PING

Steph Power | Wales Art Review, 05.04.13

(...) First on the programme tonight came a piece demonstrating MTW’s continued remit to explore new work; the UK premiere of Ping (2011) by the Portuguese composer Vasco Mendonça, (...) a serious and highly capable composer of great promise. The two works (Eight Songs for a Mad King and Ping) made an excellent pair and a fascinating bridge across the generations, showing complementary yet diverse approaches to the worlds of music theatre, language and performance. (...)
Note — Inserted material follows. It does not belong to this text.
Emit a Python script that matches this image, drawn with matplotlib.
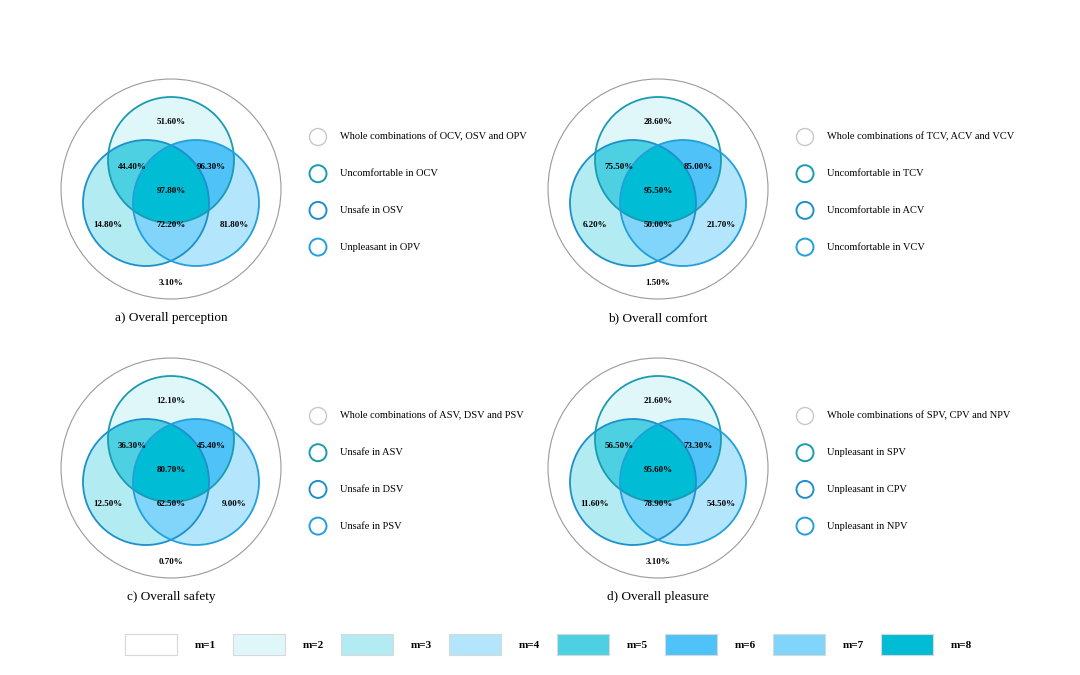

The piece was beautifully staged and exceptionally well executed, making the most of an ideal theatrical and acoustical space. In this production, director Michael McCarthy chose to split the solo part between two performers to great effect, with a singer (Helen-Jane Howells in clear, pure voice) ‘ghosting’ the actor/narrator (an equally impressive Nia Roberts) from behind a semi-opaque gauze curtain onto which was projected Aguilar’s flickering black and white patterns. This latter worked with the diffused electronic sounds to create a feeling of internal white noise or static entirely pertinent to the flux of Beckett’s short, repeated phrases and fractured syntax. Also visible behind the gauze were the ensemble of two clarinets, violin, ‘cello and percussion (conducted by Michael Rafferty) from whom emanated music of exquisite lightness and textural plasticity which sought not to ‘interpret’ or ‘enhance’ the Beckett, but rather paralleled its emotional resonances in the most subtle way – in co-witness with the audience, as it were, to the protagonist’s increasingly frustrated recycling of episodic memories.